Beneath this line sits some data. Return only its lines from the one holding "Write a Python" through the one holding "plt.rcParams['font.family'] = ['Liberation", inclusive, exactly, with the images removed.

Records with drawing code:
(begin)
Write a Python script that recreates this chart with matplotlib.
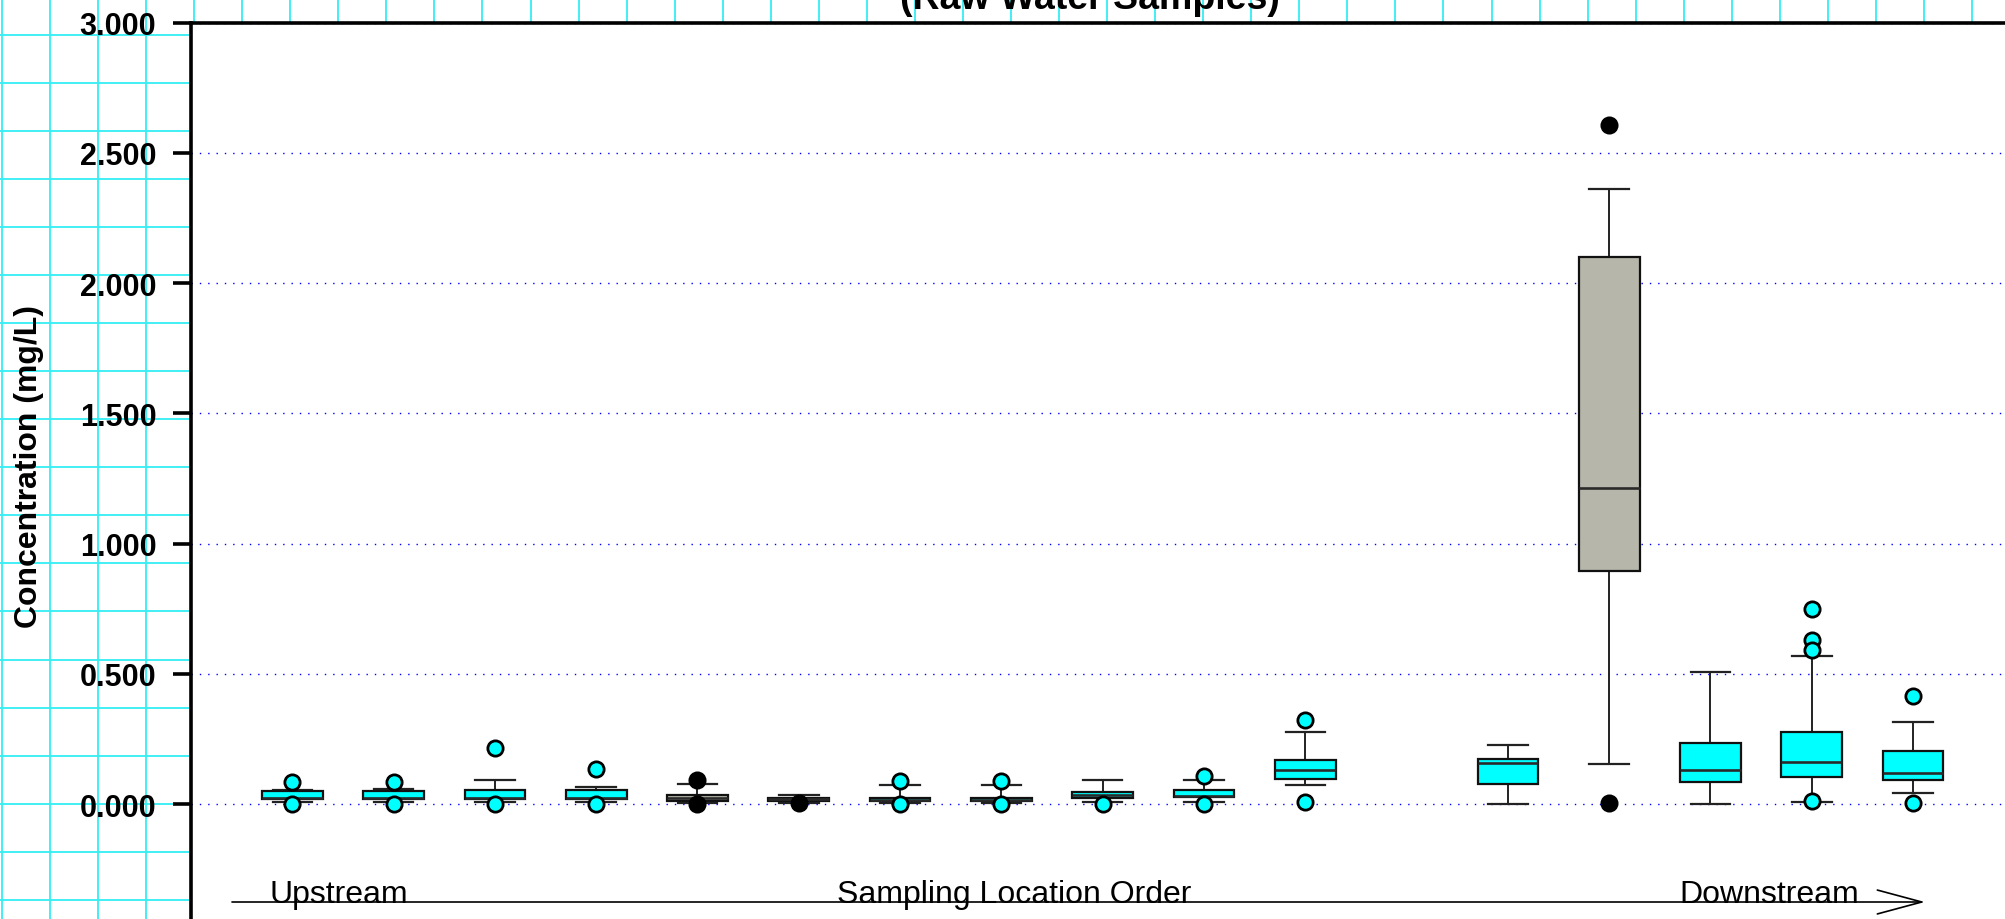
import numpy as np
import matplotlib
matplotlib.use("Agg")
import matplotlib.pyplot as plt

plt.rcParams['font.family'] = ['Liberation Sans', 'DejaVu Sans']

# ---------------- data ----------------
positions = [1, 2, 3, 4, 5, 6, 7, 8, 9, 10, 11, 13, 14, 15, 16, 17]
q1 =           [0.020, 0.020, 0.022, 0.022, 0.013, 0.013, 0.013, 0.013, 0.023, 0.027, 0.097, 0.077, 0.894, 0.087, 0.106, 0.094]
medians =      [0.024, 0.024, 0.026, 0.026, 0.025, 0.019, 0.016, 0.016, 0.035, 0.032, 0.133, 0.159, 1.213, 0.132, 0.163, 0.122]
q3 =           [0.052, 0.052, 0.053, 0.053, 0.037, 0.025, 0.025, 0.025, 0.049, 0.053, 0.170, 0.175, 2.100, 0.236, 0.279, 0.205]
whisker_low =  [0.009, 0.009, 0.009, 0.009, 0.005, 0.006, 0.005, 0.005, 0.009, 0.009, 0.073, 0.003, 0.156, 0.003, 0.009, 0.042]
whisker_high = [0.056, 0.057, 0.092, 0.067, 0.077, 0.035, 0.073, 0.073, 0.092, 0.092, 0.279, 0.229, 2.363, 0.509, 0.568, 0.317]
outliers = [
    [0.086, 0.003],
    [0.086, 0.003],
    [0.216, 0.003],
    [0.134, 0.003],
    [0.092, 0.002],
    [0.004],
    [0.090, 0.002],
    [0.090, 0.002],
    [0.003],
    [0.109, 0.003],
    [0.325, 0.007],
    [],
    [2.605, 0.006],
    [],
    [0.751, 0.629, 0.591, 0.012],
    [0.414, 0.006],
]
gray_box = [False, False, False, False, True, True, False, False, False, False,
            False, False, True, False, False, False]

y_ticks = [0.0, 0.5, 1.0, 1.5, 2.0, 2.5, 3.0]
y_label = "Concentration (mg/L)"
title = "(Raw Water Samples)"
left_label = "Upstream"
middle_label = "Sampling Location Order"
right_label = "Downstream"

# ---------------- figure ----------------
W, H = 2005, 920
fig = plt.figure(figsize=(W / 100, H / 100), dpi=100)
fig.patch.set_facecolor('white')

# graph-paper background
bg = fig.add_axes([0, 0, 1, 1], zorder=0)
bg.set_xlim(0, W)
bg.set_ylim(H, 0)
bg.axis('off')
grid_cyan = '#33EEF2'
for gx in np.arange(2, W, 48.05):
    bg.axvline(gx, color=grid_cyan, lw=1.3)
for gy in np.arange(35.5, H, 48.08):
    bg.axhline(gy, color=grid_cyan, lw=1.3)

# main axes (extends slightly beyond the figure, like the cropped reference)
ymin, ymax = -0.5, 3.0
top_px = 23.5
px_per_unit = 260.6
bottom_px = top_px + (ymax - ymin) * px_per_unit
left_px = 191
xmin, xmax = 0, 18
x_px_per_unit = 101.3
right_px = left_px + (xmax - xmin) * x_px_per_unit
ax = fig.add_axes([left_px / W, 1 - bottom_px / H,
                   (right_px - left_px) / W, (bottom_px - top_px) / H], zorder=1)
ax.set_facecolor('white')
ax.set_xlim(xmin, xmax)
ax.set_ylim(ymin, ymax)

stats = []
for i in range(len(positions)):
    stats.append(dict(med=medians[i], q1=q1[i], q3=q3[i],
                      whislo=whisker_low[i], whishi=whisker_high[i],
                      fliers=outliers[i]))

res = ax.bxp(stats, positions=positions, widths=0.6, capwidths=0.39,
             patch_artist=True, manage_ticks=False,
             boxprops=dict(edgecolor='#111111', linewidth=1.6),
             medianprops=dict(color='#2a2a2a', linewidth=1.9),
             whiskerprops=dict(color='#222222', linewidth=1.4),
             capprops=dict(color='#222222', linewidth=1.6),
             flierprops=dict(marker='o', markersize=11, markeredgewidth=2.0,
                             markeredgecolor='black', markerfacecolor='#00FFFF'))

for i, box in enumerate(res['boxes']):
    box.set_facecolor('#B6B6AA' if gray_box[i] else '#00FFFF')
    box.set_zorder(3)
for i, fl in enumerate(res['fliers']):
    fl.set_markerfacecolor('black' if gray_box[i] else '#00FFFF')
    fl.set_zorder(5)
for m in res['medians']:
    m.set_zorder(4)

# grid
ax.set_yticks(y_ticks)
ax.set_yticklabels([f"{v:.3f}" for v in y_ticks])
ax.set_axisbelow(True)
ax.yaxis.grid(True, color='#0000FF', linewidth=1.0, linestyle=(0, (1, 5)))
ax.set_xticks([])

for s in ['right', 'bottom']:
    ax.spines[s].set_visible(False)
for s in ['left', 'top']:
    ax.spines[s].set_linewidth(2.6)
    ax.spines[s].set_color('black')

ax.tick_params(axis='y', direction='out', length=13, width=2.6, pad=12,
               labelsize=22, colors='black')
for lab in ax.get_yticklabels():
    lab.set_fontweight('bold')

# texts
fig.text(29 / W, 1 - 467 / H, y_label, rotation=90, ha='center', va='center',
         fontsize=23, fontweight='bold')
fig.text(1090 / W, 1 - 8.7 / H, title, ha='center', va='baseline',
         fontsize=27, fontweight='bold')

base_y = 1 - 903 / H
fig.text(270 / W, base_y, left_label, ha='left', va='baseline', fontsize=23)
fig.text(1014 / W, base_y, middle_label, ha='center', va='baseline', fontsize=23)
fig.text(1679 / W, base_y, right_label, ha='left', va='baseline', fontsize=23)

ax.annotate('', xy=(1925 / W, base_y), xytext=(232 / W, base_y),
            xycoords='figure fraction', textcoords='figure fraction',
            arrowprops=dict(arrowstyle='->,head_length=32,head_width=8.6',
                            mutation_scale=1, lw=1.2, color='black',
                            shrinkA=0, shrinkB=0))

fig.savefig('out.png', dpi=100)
(end)
(begin)
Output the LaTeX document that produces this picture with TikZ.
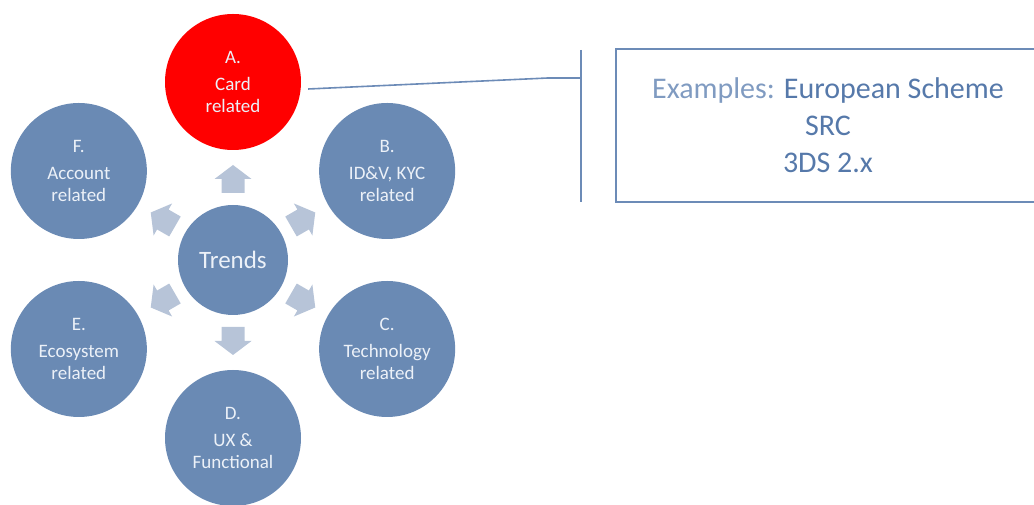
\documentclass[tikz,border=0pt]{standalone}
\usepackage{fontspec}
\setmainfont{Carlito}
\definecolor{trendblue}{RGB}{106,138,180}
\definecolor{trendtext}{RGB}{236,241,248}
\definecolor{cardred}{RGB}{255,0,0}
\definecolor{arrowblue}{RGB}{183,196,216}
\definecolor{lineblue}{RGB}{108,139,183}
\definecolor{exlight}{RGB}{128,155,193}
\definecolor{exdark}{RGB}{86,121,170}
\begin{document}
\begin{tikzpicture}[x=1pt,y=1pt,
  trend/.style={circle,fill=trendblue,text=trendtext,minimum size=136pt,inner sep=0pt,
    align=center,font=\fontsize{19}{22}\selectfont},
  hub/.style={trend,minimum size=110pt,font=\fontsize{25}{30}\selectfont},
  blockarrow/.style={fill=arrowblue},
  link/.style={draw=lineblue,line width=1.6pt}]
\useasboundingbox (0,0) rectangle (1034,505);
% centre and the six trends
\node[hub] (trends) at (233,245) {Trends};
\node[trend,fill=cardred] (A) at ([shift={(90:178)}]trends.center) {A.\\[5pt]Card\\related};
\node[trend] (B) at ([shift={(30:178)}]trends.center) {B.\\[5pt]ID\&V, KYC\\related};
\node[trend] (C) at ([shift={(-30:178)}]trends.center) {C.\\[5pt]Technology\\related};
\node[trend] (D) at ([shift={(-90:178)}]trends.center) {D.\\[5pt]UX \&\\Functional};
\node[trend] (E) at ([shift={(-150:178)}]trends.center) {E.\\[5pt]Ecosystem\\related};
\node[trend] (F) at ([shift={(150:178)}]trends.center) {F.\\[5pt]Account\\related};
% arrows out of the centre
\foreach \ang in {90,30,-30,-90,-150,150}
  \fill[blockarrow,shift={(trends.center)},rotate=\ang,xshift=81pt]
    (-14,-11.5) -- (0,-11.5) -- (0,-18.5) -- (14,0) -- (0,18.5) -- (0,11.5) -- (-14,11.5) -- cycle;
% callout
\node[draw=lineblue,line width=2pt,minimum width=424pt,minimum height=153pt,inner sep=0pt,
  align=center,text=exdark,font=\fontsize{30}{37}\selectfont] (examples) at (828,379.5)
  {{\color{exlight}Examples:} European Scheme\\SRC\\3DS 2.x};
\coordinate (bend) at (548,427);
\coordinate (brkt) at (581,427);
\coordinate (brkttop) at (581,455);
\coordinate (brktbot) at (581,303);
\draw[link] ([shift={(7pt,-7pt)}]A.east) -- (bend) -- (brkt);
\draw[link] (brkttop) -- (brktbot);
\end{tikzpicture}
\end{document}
(end)
* EXERCISE RESULT
Write a Python script that recreates this chart with matplotlib.
import numpy as np
import matplotlib
matplotlib.use("Agg")
import matplotlib.pyplot as plt

plt.rcParams['font.family'] = ['Liberation Sans', 'DejaVu Sans']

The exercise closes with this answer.